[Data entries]
----
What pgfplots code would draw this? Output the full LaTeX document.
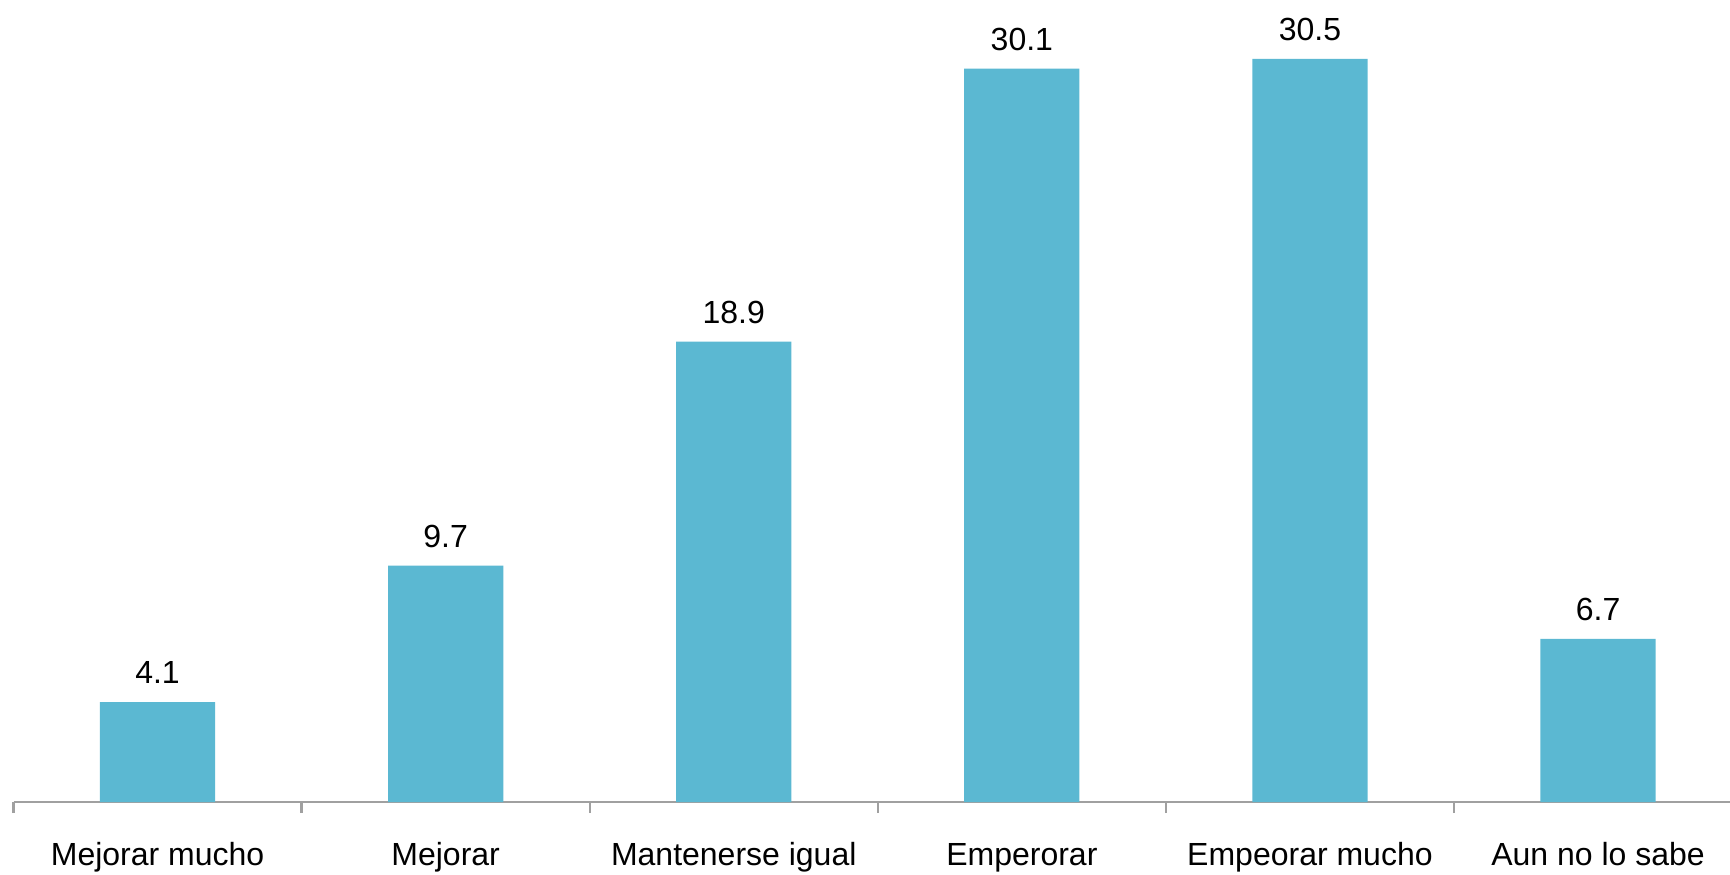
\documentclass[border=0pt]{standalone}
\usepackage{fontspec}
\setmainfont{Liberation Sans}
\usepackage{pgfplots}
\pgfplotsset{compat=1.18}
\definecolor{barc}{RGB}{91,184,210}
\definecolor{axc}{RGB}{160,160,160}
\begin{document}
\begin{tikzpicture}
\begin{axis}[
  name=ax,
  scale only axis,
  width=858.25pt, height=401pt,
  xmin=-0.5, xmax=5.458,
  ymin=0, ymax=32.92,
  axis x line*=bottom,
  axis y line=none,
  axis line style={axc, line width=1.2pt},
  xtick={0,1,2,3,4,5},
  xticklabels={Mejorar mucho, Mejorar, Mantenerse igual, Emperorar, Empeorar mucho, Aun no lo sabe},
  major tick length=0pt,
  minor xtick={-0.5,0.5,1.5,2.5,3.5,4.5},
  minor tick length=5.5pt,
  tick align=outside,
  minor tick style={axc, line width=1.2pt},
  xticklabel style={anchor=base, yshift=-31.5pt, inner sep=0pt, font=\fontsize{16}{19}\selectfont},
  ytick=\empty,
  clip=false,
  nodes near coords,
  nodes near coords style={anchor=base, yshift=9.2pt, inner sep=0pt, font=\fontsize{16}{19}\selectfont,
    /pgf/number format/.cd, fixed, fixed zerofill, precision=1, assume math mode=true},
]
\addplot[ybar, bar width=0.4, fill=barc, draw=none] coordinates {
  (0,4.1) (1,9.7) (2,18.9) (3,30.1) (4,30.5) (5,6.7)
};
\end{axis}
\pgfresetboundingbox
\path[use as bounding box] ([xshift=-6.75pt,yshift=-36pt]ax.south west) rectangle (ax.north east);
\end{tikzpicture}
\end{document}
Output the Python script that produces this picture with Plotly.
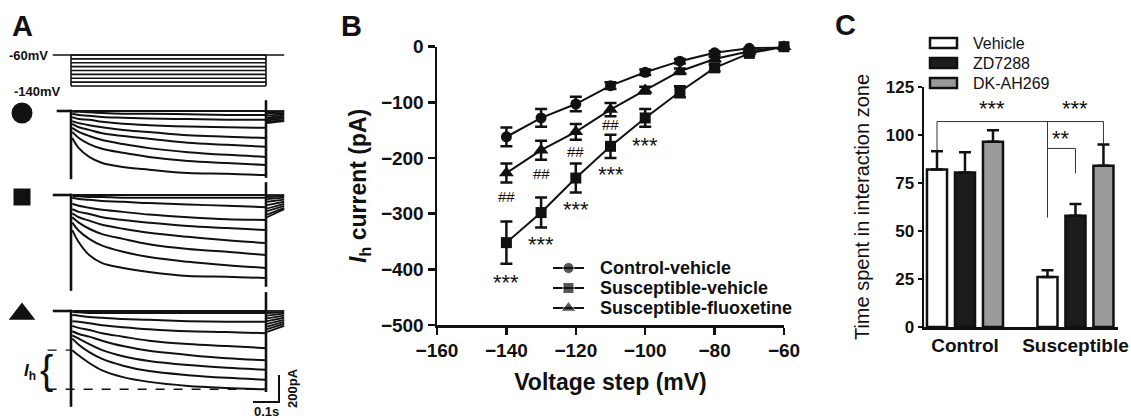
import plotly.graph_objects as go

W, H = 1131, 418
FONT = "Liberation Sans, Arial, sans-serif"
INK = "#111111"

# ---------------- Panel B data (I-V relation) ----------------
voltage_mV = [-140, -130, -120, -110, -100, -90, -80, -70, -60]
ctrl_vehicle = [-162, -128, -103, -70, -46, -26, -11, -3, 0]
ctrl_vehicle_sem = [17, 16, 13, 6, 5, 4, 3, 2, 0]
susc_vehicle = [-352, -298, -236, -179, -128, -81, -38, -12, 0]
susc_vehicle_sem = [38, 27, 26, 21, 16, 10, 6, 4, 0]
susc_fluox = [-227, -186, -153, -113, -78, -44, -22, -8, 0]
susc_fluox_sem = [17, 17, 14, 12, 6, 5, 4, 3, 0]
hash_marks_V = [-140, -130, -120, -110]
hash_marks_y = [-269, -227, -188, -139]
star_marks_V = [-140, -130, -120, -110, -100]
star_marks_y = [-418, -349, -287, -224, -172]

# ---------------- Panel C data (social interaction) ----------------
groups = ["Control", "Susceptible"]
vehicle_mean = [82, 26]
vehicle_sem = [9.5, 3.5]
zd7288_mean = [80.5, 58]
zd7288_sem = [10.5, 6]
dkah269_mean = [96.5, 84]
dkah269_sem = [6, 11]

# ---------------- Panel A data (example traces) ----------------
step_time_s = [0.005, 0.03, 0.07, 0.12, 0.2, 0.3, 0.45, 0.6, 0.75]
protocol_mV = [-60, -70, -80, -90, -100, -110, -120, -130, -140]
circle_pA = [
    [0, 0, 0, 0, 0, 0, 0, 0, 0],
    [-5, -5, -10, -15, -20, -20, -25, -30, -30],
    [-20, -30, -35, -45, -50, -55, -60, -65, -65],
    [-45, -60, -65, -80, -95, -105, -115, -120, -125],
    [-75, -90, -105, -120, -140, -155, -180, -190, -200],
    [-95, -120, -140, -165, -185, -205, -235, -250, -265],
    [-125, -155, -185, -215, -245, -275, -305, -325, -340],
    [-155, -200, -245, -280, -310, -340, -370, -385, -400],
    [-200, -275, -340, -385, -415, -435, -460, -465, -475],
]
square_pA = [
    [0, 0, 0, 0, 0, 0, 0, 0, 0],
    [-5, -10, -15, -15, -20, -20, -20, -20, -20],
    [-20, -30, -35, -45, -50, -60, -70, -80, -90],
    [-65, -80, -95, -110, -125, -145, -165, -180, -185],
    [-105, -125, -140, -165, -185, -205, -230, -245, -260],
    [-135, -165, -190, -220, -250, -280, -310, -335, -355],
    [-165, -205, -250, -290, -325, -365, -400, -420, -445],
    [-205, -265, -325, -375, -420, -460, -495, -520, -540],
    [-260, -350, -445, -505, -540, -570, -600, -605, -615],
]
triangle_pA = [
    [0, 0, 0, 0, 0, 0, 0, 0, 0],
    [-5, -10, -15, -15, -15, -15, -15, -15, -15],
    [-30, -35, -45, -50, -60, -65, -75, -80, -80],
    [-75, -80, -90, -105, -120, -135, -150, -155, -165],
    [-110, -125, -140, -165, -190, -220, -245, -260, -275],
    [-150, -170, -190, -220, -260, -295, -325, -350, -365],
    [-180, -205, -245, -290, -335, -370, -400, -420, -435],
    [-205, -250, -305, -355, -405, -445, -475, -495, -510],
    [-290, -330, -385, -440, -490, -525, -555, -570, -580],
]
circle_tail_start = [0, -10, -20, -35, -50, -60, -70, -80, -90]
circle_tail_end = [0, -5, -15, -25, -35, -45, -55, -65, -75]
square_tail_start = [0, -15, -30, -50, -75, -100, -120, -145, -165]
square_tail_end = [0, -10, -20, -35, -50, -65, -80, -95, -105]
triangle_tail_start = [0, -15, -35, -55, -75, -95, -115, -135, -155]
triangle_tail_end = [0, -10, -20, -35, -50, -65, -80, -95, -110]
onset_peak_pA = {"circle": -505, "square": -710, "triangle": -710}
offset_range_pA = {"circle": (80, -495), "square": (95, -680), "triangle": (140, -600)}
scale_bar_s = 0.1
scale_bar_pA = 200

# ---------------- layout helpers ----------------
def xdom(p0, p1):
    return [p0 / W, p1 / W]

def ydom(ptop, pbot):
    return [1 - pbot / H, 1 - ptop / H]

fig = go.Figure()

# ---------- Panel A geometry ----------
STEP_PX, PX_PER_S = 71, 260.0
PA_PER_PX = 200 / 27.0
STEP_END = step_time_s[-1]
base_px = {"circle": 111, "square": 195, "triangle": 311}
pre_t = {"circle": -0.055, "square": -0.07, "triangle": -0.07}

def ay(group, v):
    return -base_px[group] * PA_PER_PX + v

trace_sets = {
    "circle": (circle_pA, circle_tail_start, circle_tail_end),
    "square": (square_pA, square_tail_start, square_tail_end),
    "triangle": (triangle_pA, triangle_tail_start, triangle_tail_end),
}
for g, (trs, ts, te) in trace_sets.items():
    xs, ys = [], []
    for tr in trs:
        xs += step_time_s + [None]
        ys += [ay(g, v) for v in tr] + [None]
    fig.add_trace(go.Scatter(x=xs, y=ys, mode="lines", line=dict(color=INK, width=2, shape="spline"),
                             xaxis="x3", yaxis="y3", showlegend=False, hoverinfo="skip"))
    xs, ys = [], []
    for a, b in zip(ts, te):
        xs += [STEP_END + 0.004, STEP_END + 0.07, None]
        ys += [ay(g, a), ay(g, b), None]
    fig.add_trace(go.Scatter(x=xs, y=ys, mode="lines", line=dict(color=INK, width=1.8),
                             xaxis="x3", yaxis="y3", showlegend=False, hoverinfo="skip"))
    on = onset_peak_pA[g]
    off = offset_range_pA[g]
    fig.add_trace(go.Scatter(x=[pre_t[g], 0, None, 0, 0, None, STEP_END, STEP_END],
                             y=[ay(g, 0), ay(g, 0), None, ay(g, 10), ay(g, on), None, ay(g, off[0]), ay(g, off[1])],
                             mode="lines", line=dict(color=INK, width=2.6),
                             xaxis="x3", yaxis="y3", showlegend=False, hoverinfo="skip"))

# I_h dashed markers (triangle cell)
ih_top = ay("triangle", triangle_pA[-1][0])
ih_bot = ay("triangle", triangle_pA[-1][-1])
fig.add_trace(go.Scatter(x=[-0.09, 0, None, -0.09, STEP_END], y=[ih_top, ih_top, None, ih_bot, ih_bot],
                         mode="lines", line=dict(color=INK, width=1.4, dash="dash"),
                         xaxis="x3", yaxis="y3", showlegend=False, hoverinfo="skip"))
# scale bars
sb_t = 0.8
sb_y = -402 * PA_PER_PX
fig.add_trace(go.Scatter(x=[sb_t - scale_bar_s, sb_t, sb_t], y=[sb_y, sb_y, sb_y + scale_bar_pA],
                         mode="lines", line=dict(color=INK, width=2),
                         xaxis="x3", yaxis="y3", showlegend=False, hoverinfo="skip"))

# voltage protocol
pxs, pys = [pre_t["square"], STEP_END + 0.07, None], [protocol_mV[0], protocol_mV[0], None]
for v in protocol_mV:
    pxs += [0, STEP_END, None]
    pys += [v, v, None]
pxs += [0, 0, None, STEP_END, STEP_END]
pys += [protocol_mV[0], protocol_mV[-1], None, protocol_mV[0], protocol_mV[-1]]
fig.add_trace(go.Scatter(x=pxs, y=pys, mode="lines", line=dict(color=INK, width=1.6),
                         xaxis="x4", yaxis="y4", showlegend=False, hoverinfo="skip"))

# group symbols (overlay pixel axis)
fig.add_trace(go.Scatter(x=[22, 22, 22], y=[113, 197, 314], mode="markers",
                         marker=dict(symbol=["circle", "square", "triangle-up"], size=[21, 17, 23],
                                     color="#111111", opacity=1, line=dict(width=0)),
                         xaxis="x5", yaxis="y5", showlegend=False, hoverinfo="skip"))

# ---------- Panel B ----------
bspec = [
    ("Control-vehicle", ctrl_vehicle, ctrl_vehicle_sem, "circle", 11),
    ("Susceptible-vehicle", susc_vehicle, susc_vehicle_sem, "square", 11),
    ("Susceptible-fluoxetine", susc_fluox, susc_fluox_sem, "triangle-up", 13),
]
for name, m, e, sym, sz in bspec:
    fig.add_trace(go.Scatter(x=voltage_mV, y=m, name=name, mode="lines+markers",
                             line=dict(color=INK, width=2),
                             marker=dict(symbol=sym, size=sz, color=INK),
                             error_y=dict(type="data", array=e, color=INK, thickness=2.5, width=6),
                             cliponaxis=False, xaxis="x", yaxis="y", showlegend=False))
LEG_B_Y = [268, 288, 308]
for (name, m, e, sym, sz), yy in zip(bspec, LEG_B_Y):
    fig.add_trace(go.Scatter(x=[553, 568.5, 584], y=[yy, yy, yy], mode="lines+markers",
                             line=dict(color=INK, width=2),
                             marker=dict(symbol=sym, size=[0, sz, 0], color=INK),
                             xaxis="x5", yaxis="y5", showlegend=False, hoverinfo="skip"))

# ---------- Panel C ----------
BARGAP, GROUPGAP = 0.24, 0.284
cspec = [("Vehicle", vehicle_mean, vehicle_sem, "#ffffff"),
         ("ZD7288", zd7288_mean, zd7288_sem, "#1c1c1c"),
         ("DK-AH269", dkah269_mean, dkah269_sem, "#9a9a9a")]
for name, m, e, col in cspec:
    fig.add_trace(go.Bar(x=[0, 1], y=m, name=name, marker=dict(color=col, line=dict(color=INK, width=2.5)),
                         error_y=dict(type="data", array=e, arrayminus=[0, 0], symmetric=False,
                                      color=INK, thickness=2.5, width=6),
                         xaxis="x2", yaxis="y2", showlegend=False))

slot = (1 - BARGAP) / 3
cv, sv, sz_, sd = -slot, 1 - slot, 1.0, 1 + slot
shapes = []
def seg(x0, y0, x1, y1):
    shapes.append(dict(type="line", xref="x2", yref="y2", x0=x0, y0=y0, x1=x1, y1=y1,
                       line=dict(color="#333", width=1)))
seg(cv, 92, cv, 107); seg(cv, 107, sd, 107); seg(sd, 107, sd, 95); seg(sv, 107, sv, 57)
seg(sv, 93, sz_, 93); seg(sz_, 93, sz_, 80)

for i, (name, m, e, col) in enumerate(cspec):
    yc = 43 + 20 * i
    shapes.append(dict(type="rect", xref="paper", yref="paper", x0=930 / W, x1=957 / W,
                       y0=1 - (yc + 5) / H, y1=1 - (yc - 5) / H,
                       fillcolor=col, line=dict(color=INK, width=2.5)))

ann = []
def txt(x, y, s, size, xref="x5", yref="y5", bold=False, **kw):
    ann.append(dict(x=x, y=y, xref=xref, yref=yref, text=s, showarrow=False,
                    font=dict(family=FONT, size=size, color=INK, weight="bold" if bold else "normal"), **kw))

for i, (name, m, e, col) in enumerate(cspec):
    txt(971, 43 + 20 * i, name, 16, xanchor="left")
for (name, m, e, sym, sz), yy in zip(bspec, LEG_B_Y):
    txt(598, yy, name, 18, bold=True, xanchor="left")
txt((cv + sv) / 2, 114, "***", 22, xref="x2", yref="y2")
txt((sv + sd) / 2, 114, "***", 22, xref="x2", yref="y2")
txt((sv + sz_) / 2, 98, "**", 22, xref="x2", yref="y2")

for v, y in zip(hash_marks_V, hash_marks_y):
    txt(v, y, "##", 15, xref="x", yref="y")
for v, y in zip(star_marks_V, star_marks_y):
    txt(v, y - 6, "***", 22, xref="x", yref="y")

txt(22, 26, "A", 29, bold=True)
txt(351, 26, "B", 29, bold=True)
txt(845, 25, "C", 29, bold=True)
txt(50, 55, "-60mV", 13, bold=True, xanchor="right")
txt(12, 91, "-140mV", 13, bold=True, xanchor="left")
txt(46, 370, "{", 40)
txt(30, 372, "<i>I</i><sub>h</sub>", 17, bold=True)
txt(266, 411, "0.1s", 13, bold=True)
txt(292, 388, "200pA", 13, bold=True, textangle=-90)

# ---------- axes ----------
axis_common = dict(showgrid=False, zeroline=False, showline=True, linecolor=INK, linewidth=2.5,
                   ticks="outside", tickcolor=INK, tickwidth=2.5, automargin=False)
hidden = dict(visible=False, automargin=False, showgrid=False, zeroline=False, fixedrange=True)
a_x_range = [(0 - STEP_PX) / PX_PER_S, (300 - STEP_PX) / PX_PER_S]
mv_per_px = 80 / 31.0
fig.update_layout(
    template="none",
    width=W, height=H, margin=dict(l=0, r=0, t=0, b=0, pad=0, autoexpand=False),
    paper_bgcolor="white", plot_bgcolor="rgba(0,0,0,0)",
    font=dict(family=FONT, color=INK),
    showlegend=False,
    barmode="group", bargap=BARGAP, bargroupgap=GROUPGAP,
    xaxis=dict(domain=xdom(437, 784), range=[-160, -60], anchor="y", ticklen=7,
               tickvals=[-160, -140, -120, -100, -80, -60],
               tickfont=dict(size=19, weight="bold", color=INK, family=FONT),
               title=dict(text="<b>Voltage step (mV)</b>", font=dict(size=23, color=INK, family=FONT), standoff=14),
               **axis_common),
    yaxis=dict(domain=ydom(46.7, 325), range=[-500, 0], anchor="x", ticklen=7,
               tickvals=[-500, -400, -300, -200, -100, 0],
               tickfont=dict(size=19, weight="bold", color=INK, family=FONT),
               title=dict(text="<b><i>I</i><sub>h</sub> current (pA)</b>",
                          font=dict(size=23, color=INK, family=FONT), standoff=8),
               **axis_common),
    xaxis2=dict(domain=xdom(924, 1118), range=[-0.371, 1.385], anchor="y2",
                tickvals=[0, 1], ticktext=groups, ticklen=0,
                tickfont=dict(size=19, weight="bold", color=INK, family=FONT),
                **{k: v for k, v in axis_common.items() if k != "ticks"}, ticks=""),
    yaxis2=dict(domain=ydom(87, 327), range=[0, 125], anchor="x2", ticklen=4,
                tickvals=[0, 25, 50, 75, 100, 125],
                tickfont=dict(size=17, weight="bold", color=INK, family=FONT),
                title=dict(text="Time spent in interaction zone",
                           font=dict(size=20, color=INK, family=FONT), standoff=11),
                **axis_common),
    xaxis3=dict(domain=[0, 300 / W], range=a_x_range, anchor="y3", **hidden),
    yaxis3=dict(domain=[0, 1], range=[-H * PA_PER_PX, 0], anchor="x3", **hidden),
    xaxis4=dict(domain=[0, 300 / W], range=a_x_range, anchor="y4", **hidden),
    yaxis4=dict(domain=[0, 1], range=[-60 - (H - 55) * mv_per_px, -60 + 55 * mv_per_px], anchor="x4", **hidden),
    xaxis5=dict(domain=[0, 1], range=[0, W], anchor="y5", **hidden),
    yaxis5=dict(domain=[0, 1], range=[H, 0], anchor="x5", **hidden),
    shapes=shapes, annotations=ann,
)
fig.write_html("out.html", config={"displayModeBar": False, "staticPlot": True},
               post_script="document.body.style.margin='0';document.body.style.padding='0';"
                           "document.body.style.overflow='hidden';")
----
Omit all pictures, then copy the lines between the ones holding "Output the Python" and "dkah269_sem = [6, 11]", inclusive.

[Complete output]
Output the Python script that produces this picture with Plotly.
import plotly.graph_objects as go

W, H = 1131, 418
FONT = "Liberation Sans, Arial, sans-serif"
INK = "#111111"

# ---------------- Panel B data (I-V relation) ----------------
voltage_mV = [-140, -130, -120, -110, -100, -90, -80, -70, -60]
ctrl_vehicle = [-162, -128, -103, -70, -46, -26, -11, -3, 0]
ctrl_vehicle_sem = [17, 16, 13, 6, 5, 4, 3, 2, 0]
susc_vehicle = [-352, -298, -236, -179, -128, -81, -38, -12, 0]
susc_vehicle_sem = [38, 27, 26, 21, 16, 10, 6, 4, 0]
susc_fluox = [-227, -186, -153, -113, -78, -44, -22, -8, 0]
susc_fluox_sem = [17, 17, 14, 12, 6, 5, 4, 3, 0]
hash_marks_V = [-140, -130, -120, -110]
hash_marks_y = [-269, -227, -188, -139]
star_marks_V = [-140, -130, -120, -110, -100]
star_marks_y = [-418, -349, -287, -224, -172]

# ---------------- Panel C data (social interaction) ----------------
groups = ["Control", "Susceptible"]
vehicle_mean = [82, 26]
vehicle_sem = [9.5, 3.5]
zd7288_mean = [80.5, 58]
zd7288_sem = [10.5, 6]
dkah269_mean = [96.5, 84]
dkah269_sem = [6, 11]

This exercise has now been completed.